YOUR GOAL: Please write the listing below out again exactly, leaving every picture behind.

DATA BLOCK:
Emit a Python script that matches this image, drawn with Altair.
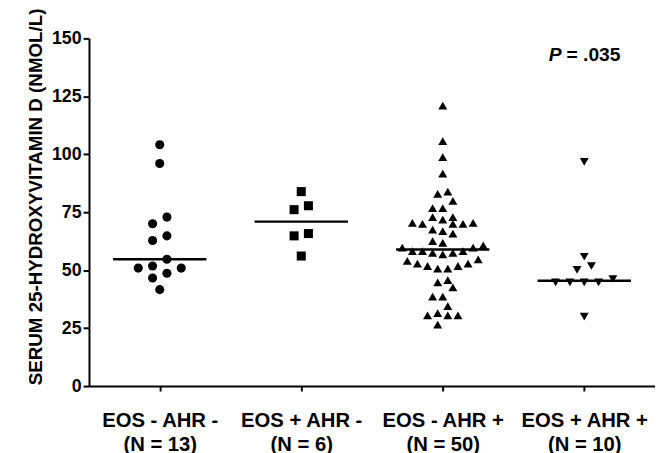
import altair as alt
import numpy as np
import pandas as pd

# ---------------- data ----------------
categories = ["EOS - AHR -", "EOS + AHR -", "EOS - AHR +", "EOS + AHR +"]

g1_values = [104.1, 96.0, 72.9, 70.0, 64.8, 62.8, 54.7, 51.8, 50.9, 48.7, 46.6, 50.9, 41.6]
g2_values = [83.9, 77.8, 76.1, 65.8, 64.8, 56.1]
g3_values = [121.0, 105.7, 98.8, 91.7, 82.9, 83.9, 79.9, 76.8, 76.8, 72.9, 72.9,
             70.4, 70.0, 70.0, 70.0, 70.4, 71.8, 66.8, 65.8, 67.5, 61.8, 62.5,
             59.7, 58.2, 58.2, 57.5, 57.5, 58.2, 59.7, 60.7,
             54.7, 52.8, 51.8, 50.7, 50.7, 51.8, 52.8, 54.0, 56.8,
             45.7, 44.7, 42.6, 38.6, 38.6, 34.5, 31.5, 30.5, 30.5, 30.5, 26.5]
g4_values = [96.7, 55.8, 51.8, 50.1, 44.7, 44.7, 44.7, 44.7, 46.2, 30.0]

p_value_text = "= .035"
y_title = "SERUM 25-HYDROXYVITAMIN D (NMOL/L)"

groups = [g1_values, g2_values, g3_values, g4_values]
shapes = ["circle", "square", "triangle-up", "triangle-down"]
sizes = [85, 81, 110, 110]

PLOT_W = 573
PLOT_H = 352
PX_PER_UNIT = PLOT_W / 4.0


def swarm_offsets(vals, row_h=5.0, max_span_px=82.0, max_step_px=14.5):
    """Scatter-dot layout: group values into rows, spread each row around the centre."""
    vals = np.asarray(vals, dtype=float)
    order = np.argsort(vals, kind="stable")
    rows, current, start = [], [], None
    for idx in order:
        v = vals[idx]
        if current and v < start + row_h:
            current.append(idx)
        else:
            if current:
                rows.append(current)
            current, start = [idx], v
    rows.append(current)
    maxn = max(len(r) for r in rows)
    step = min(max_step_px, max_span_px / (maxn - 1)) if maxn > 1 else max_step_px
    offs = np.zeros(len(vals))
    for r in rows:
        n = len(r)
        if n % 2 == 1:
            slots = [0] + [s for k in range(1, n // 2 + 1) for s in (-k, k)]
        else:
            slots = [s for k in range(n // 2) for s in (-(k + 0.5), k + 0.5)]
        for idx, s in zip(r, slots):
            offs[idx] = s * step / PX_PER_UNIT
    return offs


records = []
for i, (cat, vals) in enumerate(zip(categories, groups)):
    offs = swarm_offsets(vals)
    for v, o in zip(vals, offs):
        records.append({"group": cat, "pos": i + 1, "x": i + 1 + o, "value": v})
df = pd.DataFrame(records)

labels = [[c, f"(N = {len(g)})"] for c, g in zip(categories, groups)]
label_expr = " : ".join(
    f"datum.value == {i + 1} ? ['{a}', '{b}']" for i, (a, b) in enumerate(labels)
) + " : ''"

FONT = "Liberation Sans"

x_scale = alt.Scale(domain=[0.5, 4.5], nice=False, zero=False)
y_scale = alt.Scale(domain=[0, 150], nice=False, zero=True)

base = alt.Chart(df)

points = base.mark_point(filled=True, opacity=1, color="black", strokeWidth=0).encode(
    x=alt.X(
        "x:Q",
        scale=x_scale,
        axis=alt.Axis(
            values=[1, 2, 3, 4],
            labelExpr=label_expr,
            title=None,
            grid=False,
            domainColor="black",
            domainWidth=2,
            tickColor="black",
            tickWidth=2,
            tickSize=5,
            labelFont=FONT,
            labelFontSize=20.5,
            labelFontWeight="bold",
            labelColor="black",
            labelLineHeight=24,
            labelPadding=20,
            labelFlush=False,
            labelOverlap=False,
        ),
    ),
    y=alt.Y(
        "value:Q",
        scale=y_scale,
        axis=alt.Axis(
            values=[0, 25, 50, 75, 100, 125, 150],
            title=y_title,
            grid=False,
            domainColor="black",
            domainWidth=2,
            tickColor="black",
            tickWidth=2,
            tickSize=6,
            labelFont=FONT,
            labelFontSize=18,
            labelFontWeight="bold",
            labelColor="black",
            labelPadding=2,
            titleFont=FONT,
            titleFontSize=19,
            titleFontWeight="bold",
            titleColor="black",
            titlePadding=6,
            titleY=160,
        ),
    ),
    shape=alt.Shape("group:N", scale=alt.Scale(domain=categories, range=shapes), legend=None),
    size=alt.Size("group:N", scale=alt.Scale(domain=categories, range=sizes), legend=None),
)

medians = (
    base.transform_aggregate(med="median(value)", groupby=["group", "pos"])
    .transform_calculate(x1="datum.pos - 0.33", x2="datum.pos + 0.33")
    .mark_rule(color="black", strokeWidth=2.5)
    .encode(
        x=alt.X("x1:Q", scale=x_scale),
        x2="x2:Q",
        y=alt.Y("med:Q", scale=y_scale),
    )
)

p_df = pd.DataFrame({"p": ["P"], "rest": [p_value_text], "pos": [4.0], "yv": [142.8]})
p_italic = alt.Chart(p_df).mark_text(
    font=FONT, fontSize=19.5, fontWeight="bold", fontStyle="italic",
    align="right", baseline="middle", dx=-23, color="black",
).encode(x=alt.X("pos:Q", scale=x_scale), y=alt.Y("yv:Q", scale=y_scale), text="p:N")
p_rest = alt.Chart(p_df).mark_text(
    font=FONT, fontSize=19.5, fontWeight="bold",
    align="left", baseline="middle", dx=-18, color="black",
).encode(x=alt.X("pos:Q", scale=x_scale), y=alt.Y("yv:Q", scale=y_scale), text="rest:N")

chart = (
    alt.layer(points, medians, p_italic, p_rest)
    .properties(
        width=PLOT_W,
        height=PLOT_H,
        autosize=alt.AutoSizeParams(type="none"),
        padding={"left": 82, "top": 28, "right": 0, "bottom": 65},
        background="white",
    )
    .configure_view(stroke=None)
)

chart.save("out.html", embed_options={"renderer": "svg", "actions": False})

SOLUTION TO THE EXERCISE:
Emit a Python script that matches this image, drawn with Altair.
import altair as alt
import numpy as np
import pandas as pd

# ---------------- data ----------------
categories = ["EOS - AHR -", "EOS + AHR -", "EOS - AHR +", "EOS + AHR +"]

g1_values = [104.1, 96.0, 72.9, 70.0, 64.8, 62.8, 54.7, 51.8, 50.9, 48.7, 46.6, 50.9, 41.6]
g2_values = [83.9, 77.8, 76.1, 65.8, 64.8, 56.1]
g3_values = [121.0, 105.7, 98.8, 91.7, 82.9, 83.9, 79.9, 76.8, 76.8, 72.9, 72.9,
             70.4, 70.0, 70.0, 70.0, 70.4, 71.8, 66.8, 65.8, 67.5, 61.8, 62.5,
             59.7, 58.2, 58.2, 57.5, 57.5, 58.2, 59.7, 60.7,
             54.7, 52.8, 51.8, 50.7, 50.7, 51.8, 52.8, 54.0, 56.8,
             45.7, 44.7, 42.6, 38.6, 38.6, 34.5, 31.5, 30.5, 30.5, 30.5, 26.5]
g4_values = [96.7, 55.8, 51.8, 50.1, 44.7, 44.7, 44.7, 44.7, 46.2, 30.0]

p_value_text = "= .035"
y_title = "SERUM 25-HYDROXYVITAMIN D (NMOL/L)"

groups = [g1_values, g2_values, g3_values, g4_values]
shapes = ["circle", "square", "triangle-up", "triangle-down"]
sizes = [85, 81, 110, 110]

PLOT_W = 573
PLOT_H = 352
PX_PER_UNIT = PLOT_W / 4.0


def swarm_offsets(vals, row_h=5.0, max_span_px=82.0, max_step_px=14.5):
    """Scatter-dot layout: group values into rows, spread each row around the centre."""
    vals = np.asarray(vals, dtype=float)
    order = np.argsort(vals, kind="stable")
    rows, current, start = [], [], None
    for idx in order:
        v = vals[idx]
        if current and v < start + row_h:
            current.append(idx)
        else:
            if current:
                rows.append(current)
            current, start = [idx], v
    rows.append(current)
    maxn = max(len(r) for r in rows)
    step = min(max_step_px, max_span_px / (maxn - 1)) if maxn > 1 else max_step_px
    offs = np.zeros(len(vals))
    for r in rows:
        n = len(r)
        if n % 2 == 1:
            slots = [0] + [s for k in range(1, n // 2 + 1) for s in (-k, k)]
        else:
            slots = [s for k in range(n // 2) for s in (-(k + 0.5), k + 0.5)]
        for idx, s in zip(r, slots):
            offs[idx] = s * step / PX_PER_UNIT
    return offs


records = []
for i, (cat, vals) in enumerate(zip(categories, groups)):
    offs = swarm_offsets(vals)
    for v, o in zip(vals, offs):
        records.append({"group": cat, "pos": i + 1, "x": i + 1 + o, "value": v})
df = pd.DataFrame(records)

labels = [[c, f"(N = {len(g)})"] for c, g in zip(categories, groups)]
label_expr = " : ".join(
    f"datum.value == {i + 1} ? ['{a}', '{b}']" for i, (a, b) in enumerate(labels)
) + " : ''"

FONT = "Liberation Sans"

x_scale = alt.Scale(domain=[0.5, 4.5], nice=False, zero=False)
y_scale = alt.Scale(domain=[0, 150], nice=False, zero=True)

base = alt.Chart(df)

points = base.mark_point(filled=True, opacity=1, color="black", strokeWidth=0).encode(
    x=alt.X(
        "x:Q",
        scale=x_scale,
        axis=alt.Axis(
            values=[1, 2, 3, 4],
            labelExpr=label_expr,
            title=None,
            grid=False,
            domainColor="black",
            domainWidth=2,
            tickColor="black",
            tickWidth=2,
            tickSize=5,
            labelFont=FONT,
            labelFontSize=20.5,
            labelFontWeight="bold",
            labelColor="black",
            labelLineHeight=24,
            labelPadding=20,
            labelFlush=False,
            labelOverlap=False,
        ),
    ),
    y=alt.Y(
        "value:Q",
        scale=y_scale,
        axis=alt.Axis(
            values=[0, 25, 50, 75, 100, 125, 150],
            title=y_title,
            grid=False,
            domainColor="black",
            domainWidth=2,
            tickColor="black",
            tickWidth=2,
            tickSize=6,
            labelFont=FONT,
            labelFontSize=18,
            labelFontWeight="bold",
            labelColor="black",
            labelPadding=2,
            titleFont=FONT,
            titleFontSize=19,
            titleFontWeight="bold",
            titleColor="black",
            titlePadding=6,
            titleY=160,
        ),
    ),
    shape=alt.Shape("group:N", scale=alt.Scale(domain=categories, range=shapes), legend=None),
    size=alt.Size("group:N", scale=alt.Scale(domain=categories, range=sizes), legend=None),
)

medians = (
    base.transform_aggregate(med="median(value)", groupby=["group", "pos"])
    .transform_calculate(x1="datum.pos - 0.33", x2="datum.pos + 0.33")
    .mark_rule(color="black", strokeWidth=2.5)
    .encode(
        x=alt.X("x1:Q", scale=x_scale),
        x2="x2:Q",
        y=alt.Y("med:Q", scale=y_scale),
    )
)

p_df = pd.DataFrame({"p": ["P"], "rest": [p_value_text], "pos": [4.0], "yv": [142.8]})
p_italic = alt.Chart(p_df).mark_text(
    font=FONT, fontSize=19.5, fontWeight="bold", fontStyle="italic",
    align="right", baseline="middle", dx=-23, color="black",
).encode(x=alt.X("pos:Q", scale=x_scale), y=alt.Y("yv:Q", scale=y_scale), text="p:N")
p_rest = alt.Chart(p_df).mark_text(
    font=FONT, fontSize=19.5, fontWeight="bold",
    align="left", baseline="middle", dx=-18, color="black",
).encode(x=alt.X("pos:Q", scale=x_scale), y=alt.Y("yv:Q", scale=y_scale), text="rest:N")

chart = (
    alt.layer(points, medians, p_italic, p_rest)
    .properties(
        width=PLOT_W,
        height=PLOT_H,
        autosize=alt.AutoSizeParams(type="none"),
        padding={"left": 82, "top": 28, "right": 0, "bottom": 65},
        background="white",
    )
    .configure_view(stroke=None)
)

chart.save("out.html", embed_options={"renderer": "svg", "actions": False})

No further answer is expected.